Commissioners President Thomas F. McKay (R-At Large) said he wanted to pass a resolution that could have solved all three issues: setting a dollar figure to define limited income; setting the 2004-05 tax year as the base year; and extending the application deadline until Dec. 31.

"I think if you do this as an administrative process today, it gives everyone direction," McKay said.

But County Attorney John Norris told the commissioners that they can use a resolution to interpret legislation but not to amend it. He recommended that the commissioners follow the normal procedure for amending legislation, including scheduling a public hearing.
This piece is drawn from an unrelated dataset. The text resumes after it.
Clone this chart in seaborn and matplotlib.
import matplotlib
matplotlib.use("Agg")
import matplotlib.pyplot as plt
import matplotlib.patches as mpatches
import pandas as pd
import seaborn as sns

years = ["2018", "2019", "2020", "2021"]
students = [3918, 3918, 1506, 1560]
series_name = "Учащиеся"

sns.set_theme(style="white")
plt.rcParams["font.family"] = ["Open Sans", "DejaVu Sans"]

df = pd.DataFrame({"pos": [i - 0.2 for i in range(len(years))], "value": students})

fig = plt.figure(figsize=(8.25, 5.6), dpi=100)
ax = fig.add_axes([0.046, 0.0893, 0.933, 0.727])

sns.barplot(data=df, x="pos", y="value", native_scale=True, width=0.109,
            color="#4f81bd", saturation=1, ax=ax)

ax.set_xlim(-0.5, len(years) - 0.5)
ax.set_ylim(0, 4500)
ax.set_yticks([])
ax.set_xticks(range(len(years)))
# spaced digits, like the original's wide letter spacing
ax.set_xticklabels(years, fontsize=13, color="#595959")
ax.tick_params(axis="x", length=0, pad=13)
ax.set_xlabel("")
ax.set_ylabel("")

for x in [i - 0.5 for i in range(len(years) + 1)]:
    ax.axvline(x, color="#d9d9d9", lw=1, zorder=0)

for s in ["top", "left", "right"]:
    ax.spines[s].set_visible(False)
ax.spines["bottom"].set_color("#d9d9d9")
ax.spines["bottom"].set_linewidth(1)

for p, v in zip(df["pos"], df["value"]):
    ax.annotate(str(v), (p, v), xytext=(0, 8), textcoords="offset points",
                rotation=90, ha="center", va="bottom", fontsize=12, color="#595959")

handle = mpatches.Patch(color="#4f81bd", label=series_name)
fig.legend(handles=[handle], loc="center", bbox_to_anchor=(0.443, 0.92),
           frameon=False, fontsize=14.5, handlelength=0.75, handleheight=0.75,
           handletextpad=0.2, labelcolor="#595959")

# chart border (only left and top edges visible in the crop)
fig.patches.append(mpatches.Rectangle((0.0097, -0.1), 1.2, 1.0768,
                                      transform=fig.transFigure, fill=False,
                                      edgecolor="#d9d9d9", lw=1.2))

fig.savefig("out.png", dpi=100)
"I think you're treading on awfully sensitive legal ground," said Commissioner Thomas A. Mattingly Sr. (D-Leonardtown). "I think we're kind of making up things as we go along."

Three years ago, the St. Mary's Chapter of the National Active and Retired Federal Employees Association (NARFE) began urging the commissioners to provide tax relief for seniors living on fixed incomes who are facing rising property tax assessments.

The group wanted a tax credit for everyone older than 70 regardless of income, President Patricia A. Myers said.

"We're glad something is being done," she said. "It will help some individuals; it just won't be as across the board as we had hoped."

Mary Ruth Horton, chapter chair of NARFE, said she was "sure our county commissioners will take care of what they need to take care of to avoid" losing the tax credit this year.

On the first issue, Raley suggested that the household income cap to be eligible for the credit should be $80,000. He said he chose this figure because the median family income in St. Mary's is $74,900. The board members generally agreed that the 2004-05 tax year should be used as the base year to cap the property taxes. And there was no opposition to extending the deadline.

County Administrator George Forrest said he was concerned that the tax credit had not been budgeted for the current fiscal year.

"I respect your concern," McKay said. "But we do have a significant amount of reserves I'm certain will cover this consideration."

The commissioners agreed to proceed with a public hearing to discuss the changes. It is scheduled for 2:30 p.m. Sept. 13 at in the commissioners meeting room at the government center in Leonardtown.